Kusimpan surat yang telah kutulis. Rasa rindu menyeruak, sudah beberapa hari ini kami melewatkan momen pillow talk karena jam tidurku yang berbarengan dengan jam kerja abah K. Aku tidur beliau keja, aku bangun beliau tidur kelelahan.

Ah, lelakiku yang tidak pandai beromantis ria seperti Oppa-oppa Korea, kesetiaan dan kesabarannya pada istri dengan telinga yang istimewa membuatku jatuh cinta kesejuta kalinya.
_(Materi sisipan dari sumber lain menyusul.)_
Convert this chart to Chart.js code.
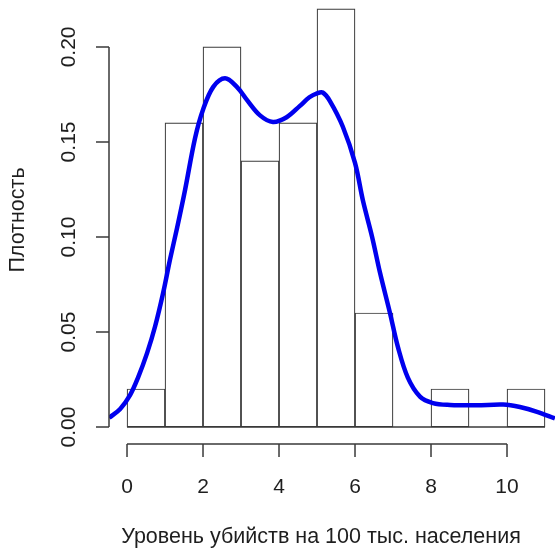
<!DOCTYPE html>
<html>

<head>
    <title>Плотность</title>
    <script src="https://cdn.jsdelivr.net/npm/chart.js@4.4.1/dist/chart.umd.min.js"></script>
    <style>
        html, body { margin: 0; padding: 0; background: #fff; }
        #wrap { width: 555px; height: 551px; }
    </style>
</head>

<body>
    <div id="wrap">
        <canvas id="hist" width="555" height="551"></canvas>
    </div>
    <script>
        // Гистограмма: границы интервалов и плотность
        var binEdges = [0, 1, 2, 3, 4, 5, 6, 7, 8, 9, 10, 11];
        var binDensity = [0.02, 0.16, 0.20, 0.14, 0.16, 0.22, 0.06, 0.00, 0.02, 0.00, 0.02];

        // Ядерная оценка плотности
        var kdeX = [-0.47, -0.18, 0.08, 0.29, 0.53, 0.74, 0.95, 1.13, 1.32, 1.53, 1.79, 2.0, 2.27, 2.58, 2.89,
            3.16, 3.5, 3.84, 4.2, 4.55, 4.8, 5.0, 5.15, 5.34, 5.68, 6.0, 6.21, 6.45, 6.66, 6.92, 7.13, 7.39,
            7.71, 8.05, 8.5, 9.2, 9.9, 10.34, 10.79, 11.26];
        var kdeY = [0.0048, 0.0095, 0.0168, 0.026, 0.039, 0.053, 0.0705, 0.088, 0.105, 0.125, 0.152, 0.167, 0.179, 0.1835, 0.179,
            0.172, 0.164, 0.1605, 0.163, 0.169, 0.1735, 0.1756, 0.176, 0.1715, 0.158, 0.139, 0.119, 0.1, 0.081, 0.06, 0.042, 0.026,
            0.016, 0.0126, 0.0116, 0.0114, 0.0118, 0.0105, 0.008, 0.0045];

        // Подписи осей
        var xTicks = [0, 2, 4, 6, 8, 10];
        var yTicks = [0, 0.05, 0.10, 0.15, 0.20];
        var xTitle = 'Уровень убийств на 100 тыс. населения';
        var yTitle = 'Плотность';

        var barPoints = binDensity.map(function (d, i) {
            return { x: (binEdges[i] + binEdges[i + 1]) / 2, y: d };
        });
        var kdePoints = kdeX.map(function (x, i) {
            return { x: x, y: kdeY[i] };
        });

        var FONT = '21px "Liberation Sans", Arial, sans-serif';
        var TITLE_FONT = '21.5px "Liberation Sans", Arial, sans-serif';
        var INK = '#1e1e1e';
        var LINE = '#3a3a3a';

        // Оси в стиле R: линия только от первого до последнего деления
        var rAxes = {
            id: 'rAxes',
            afterDraw: function (chart) {
                var ctx = chart.ctx;
                var xs = chart.scales.x, ys = chart.scales.y;
                var area = chart.chartArea;
                ctx.save();
                ctx.strokeStyle = LINE;
                ctx.lineWidth = 1.5;
                ctx.fillStyle = INK;
                ctx.font = FONT;

                // нулевая линия под пустыми интервалами
                var y0 = ys.getPixelForValue(0);
                ctx.beginPath();
                ctx.moveTo(xs.getPixelForValue(binEdges[0]), y0);
                ctx.lineTo(xs.getPixelForValue(binEdges[binEdges.length - 1]), y0);
                ctx.stroke();

                // ось Y
                var ax = area.left;
                ctx.beginPath();
                ctx.moveTo(ax, ys.getPixelForValue(yTicks[0]));
                ctx.lineTo(ax, ys.getPixelForValue(yTicks[yTicks.length - 1]));
                yTicks.forEach(function (v) {
                    var py = ys.getPixelForValue(v);
                    ctx.moveTo(ax, py);
                    ctx.lineTo(ax - 13, py);
                });
                ctx.stroke();
                ctx.textAlign = 'center';
                ctx.textBaseline = 'middle';
                yTicks.forEach(function (v) {
                    var py = ys.getPixelForValue(v);
                    ctx.save();
                    ctx.translate(69, py);
                    ctx.rotate(-Math.PI / 2);
                    ctx.fillText(v.toFixed(2), 0, 0);
                    ctx.restore();
                });

                // ось X
                var ay = area.bottom;
                ctx.beginPath();
                ctx.moveTo(xs.getPixelForValue(xTicks[0]), ay);
                ctx.lineTo(xs.getPixelForValue(xTicks[xTicks.length - 1]), ay);
                xTicks.forEach(function (v) {
                    var px = xs.getPixelForValue(v);
                    ctx.moveTo(px, ay);
                    ctx.lineTo(px, ay + 13);
                });
                ctx.stroke();
                xTicks.forEach(function (v) {
                    ctx.fillText(String(v), xs.getPixelForValue(v), ay + 43);
                });

                // названия осей
                ctx.font = TITLE_FONT;
                ctx.fillText(xTitle, 321, 537);
                ctx.save();
                ctx.translate(18, 220);
                ctx.rotate(-Math.PI / 2);
                ctx.fillText(yTitle, 0, 0);
                ctx.restore();
                ctx.restore();
            }
        };

        var chart = new Chart(document.getElementById('hist').getContext('2d'), {
            type: 'bar',
            data: {
                datasets: [{
                    type: 'line',
                    data: kdePoints,
                    borderColor: '#0000ee',
                    borderWidth: 4.5,
                    pointRadius: 0,
                    tension: 0.35,
                    fill: false,
                    order: 0
                }, {
                    type: 'bar',
                    data: barPoints,
                    backgroundColor: '#ffffff',
                    borderColor: LINE,
                    borderWidth: 1.2,
                    borderSkipped: false,
                    barPercentage: 1,
                    categoryPercentage: 1,
                    order: 1
                }]
            },
            options: {
                responsive: false,
                animation: false,
                layout: { padding: { left: 109, right: 0, top: 0, bottom: 107 } },
                plugins: { legend: { display: false }, tooltip: { enabled: false } },
                scales: {
                    x: {
                        type: 'linear',
                        display: false,
                        offset: false,
                        min: -0.474,
                        max: 11.263,
                        ticks: { stepSize: 2, includeBounds: false }
                    },
                    y: {
                        display: false,
                        min: -0.00895,
                        max: 0.2247,
                        ticks: { includeBounds: false }
                    }
                }
            },
            plugins: [rAxes]
        });
    </script>
</body>

</html>
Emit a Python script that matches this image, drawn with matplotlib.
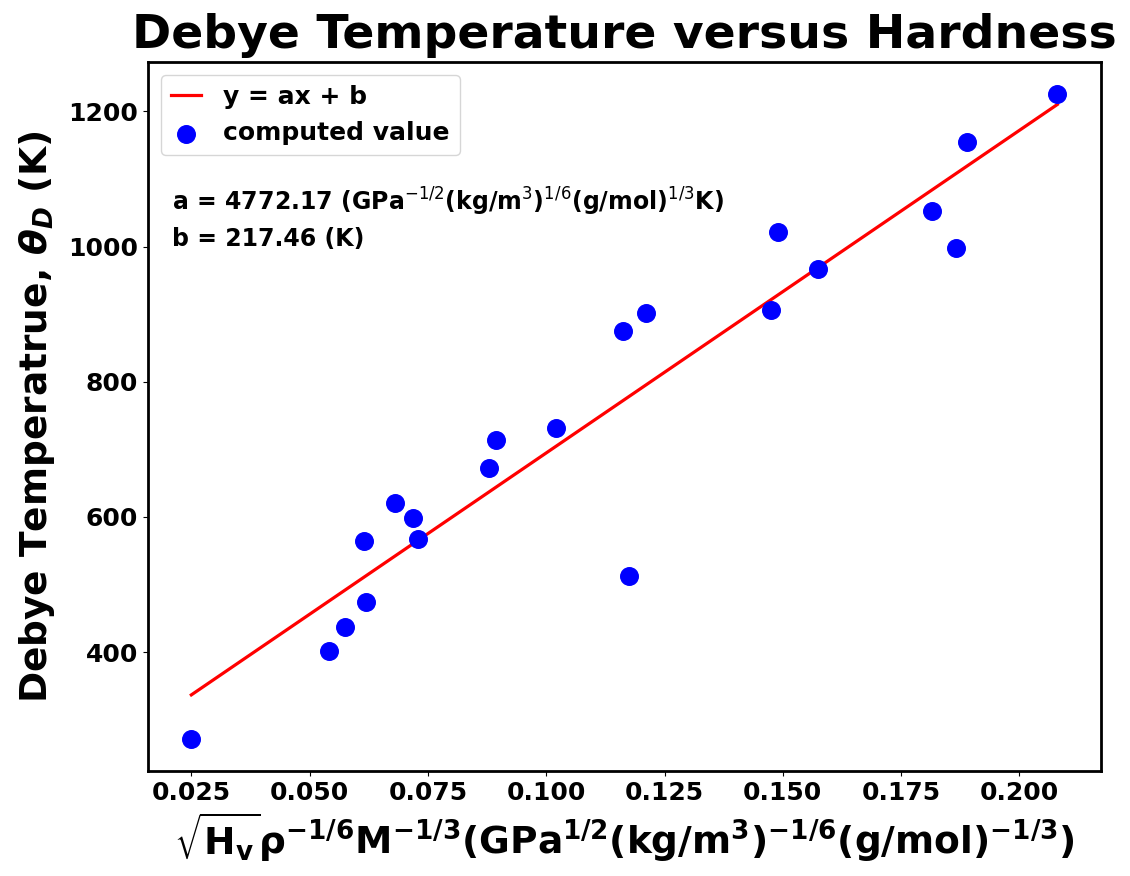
import numpy as np
import matplotlib
matplotlib.use("Agg")
from matplotlib import pyplot as plt

# hardness parameter sqrt(Hv) rho^-1/6 M^-1/3 and Debye temperature (K)
hardness = [0.025, 0.054, 0.0574, 0.062, 0.0614, 0.068, 0.0718, 0.073,
            0.088, 0.0893, 0.102, 0.1162, 0.121, 0.1175, 0.1475, 0.149,
            0.1575, 0.1816, 0.1865, 0.189, 0.208]
debye_temp = [272, 401, 437, 474, 565, 621, 598, 567,
              672, 714, 732, 875, 902, 512, 906, 1021,
              967, 1052, 998, 1154, 1225]

# linear fit parameters
a = 4772.17
b = 217.46

fig = plt.figure(figsize=(11.3, 8.76), dpi=100)
ax = fig.add_axes([0.131, 0.120, 0.843, 0.809])

x = np.array(hardness)
xs = np.array([x.min(), x.max()])
ax.plot(xs, a * xs + b, color="red", lw=2.3, label="y = ax + b")
ax.scatter(hardness, debye_temp, s=160, color="blue", zorder=3, label="computed value")

ax.set_title("Debye Temperature versus Hardness", fontsize=34, fontweight="bold", pad=10)
ax.set_xlabel(r"$\mathbf{\sqrt{H_v}\rho^{-1/6}M^{-1/3}(GPa^{1/2}(kg/m^3)^{-1/6}(g/mol)^{-1/3})}$",
              fontsize=27, labelpad=4)
ax.set_ylabel(r"Debye Temperatrue, $\mathbfit{\theta_D}$ (K)", fontsize=27, fontweight="bold",
              labelpad=8)

ax.text(0.025, 0.803, r"a = 4772.17 (GPa$^{-1/2}$(kg/m$^3$)$^{1/6}$(g/mol)$^{1/3}$K)",
        transform=ax.transAxes, fontsize=17, fontweight="bold", va="center")
ax.text(0.025, 0.751, "b = 217.46 (K)",
        transform=ax.transAxes, fontsize=17, fontweight="bold", va="center")

ax.set_xticks([0.025, 0.05, 0.075, 0.1, 0.125, 0.15, 0.175, 0.2])
ax.set_yticks([400, 600, 800, 1000, 1200])
for lab in ax.get_xticklabels() + ax.get_yticklabels():
    lab.set_fontweight("bold")
    lab.set_fontsize(18)
for sp in ax.spines.values():
    sp.set_linewidth(2)

leg = ax.legend(loc="upper left", prop={"weight": "bold", "size": 18},
                handlelength=1.2, handletextpad=0.9)

fig.savefig("out.png", dpi=100)
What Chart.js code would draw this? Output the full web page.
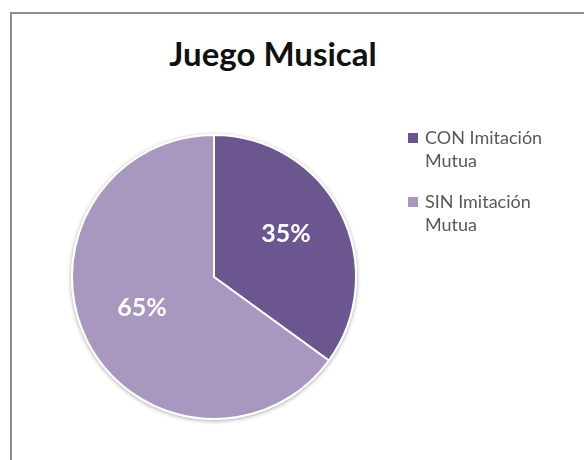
<!DOCTYPE html>
<html lang="es">
<head>
    <meta charset="UTF-8">
    <title>Juego Musical</title>
    <style>
        html, body { margin: 0; padding: 0; background: #fff; }
        body { width: 584px; height: 460px; position: relative; overflow: hidden; font-family: Lato, "Open Sans", sans-serif; }
        .frame {
            position: absolute; left: 10px; top: 12px; width: 620px; height: 500px;
            border-top: 2px solid #8e8e8e; border-left: 2px solid #8e8e8e;
        }
        .title {
            position: absolute; left: 0; width: 546px; top: 33px; text-align: center;
            font-weight: bold; font-size: 33px; color: #111;
        }
        #chartBox { position: absolute; left: 0; top: 0; width: 584px; height: 460px; }
        .legend { position: absolute; left: 406px; top: 126px; color: #595959; font-size: 18px; line-height: 23px; }
        .legend .item { position: relative; padding-left: 19px; margin-bottom: 18px; }
        .legend .sw { position: absolute; left: 2px; top: 7px; width: 10px; height: 10px; }
    </style>
</head>
<body>
    <div class="frame"></div>
    <div class="title">Juego Musical</div>
    <div id="chartBox"><canvas id="pie" width="584" height="460"></canvas></div>
    <div class="legend" id="legend"></div>
    <script src="https://cdn.jsdelivr.net/npm/chart.js"></script>
    <script>
    // data
    const labels = ['CON Imitación Mutua', 'SIN Imitación Mutua'];
    const legendLines = [['CON Imitación', 'Mutua'], ['SIN Imitación', 'Mutua']];
    const values = [35, 65];
    const colors = ['#6c5690', '#a898c0'];

    // legend (two-line entries like the original)
    const legend = document.getElementById('legend');
    legendLines.forEach((lines, i) => {
        legend.innerHTML += `<div class="item"><span class="sw" style="background:${colors[i]}"></span>${lines.join('<br>')}</div>`;
    });

    // soft grey rim under the pie
    const rimPlugin = {
        id: 'rim',
        beforeDatasetsDraw(chart) {
            const arc = chart.getDatasetMeta(0).data[0];
            if (!arc) return;
            const ctx = chart.ctx;
            ctx.save();
            ctx.beginPath();
            ctx.arc(arc.x, arc.y, arc.outerRadius + 1, 0, Math.PI * 2);
            ctx.fillStyle = '#fff';
            ctx.shadowColor = 'rgba(0,0,0,0.35)';
            ctx.shadowBlur = 4;
            ctx.shadowOffsetY = 1;
            ctx.fill();
            ctx.restore();
        }
    };

    // percentage labels inside slices
    const pctPlugin = {
        id: 'pct',
        afterDatasetsDraw(chart) {
            const ctx = chart.ctx;
            const total = values.reduce((a, b) => a + b, 0);
            ctx.save();
            ctx.font = 'bold 25px Lato, sans-serif';
            ctx.fillStyle = '#fff';
            ctx.textAlign = 'center';
            ctx.textBaseline = 'middle';
            chart.getDatasetMeta(0).data.forEach((arc, i) => {
                const mid = (arc.startAngle + arc.endAngle) / 2;
                const r = arc.outerRadius * 0.57;
                ctx.fillText(Math.round(values[i] / total * 100) + '%', arc.x + Math.cos(mid) * r, arc.y + Math.sin(mid) * r - 6);
            });
            ctx.restore();
        }
    };

    new Chart(document.getElementById('pie'), {
        type: 'pie',
        data: {
            labels: labels,
            datasets: [{
                data: values,
                backgroundColor: colors,
                borderColor: '#ffffff',
                borderWidth: 2
            }]
        },
        options: {
            responsive: false,
            animation: false,
            layout: { padding: { left: 71, right: 227, top: 134, bottom: 40 } },
            plugins: {
                legend: { display: false },
                title: { display: false },
                tooltip: { enabled: false }
            }
        },
        plugins: [rimPlugin, pctPlugin]
    });
    </script>
</body>
</html>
Reaksi Suami Plegmatis atas Surat Cinta Istri Melankolis

“Apa iki, Yi?” tanyanya, datar.

Aku yang menahan malu karena sudah lama tidak memberikan surat cinta langsung tertawa terbahak-bahak sambil mencubit lengannya.

“Hih, dasar!”

Begitu saja? Iya.

Suami plegmatis yang pandai menyimpan perasaan. Kauharus menyelami matanya untuk tahu sedalam apa cintanya. Kauharus pandai mengambil kehangatannya pada kata-katanya yang santun dan nyaris tidak pernah meledak-ledak dalam mengungkapkan perasaannya. Kauharus peka menangkap rasa cemburu pada gestur tubuhnya.

Kebanggaannya pada pasangan tidak tercermin pada puji-pujian, tetapi pada cerita yang ia bagi ke kawan-kawannya. Kauharus memaklumi bahasa cintanya yang tersembunyi dan membuang jauh-jauh keinginan untuk pamer perilaku romantis pasangan ke segala media sosial.

Barangkali, lelaki plegmatis tidak masuk dalam kriteria suami idaman yang kerap dibagikan pada akun-akun pernikahan dan relationship karena pembawaannya yang cenderung kalem, tetapi kau harus bangga atas sifatnya yang sangat pemaaf dan sabar.

Kehangatan yang kudapatkan saat menulis surat cinta terbawa dalam keseharian. Komunikasi kami jauh lebih lancar. Aku melakukan hal-hal kecil yang seringkali kuabaikan–yang ia ungkapkan setelah aku terus terang jika aku meindukan masa-masa penuh cinta– seperti menemaninya menyeuput kopi meskipun beliau sambil bekerja.

Dear mbak Marita, juga segenap team Matrikulasi IIP Batch 6, terimakasih sudah membuatku jatuh cinta kesejuta kali. Sepertinya aku harus menulis suat cinta lagi dan lagi. Dan kamu yang sedang membaca, mari menulis surat cinta untuk pasangan, dan rasakan kembali saat-saat penuh cinta.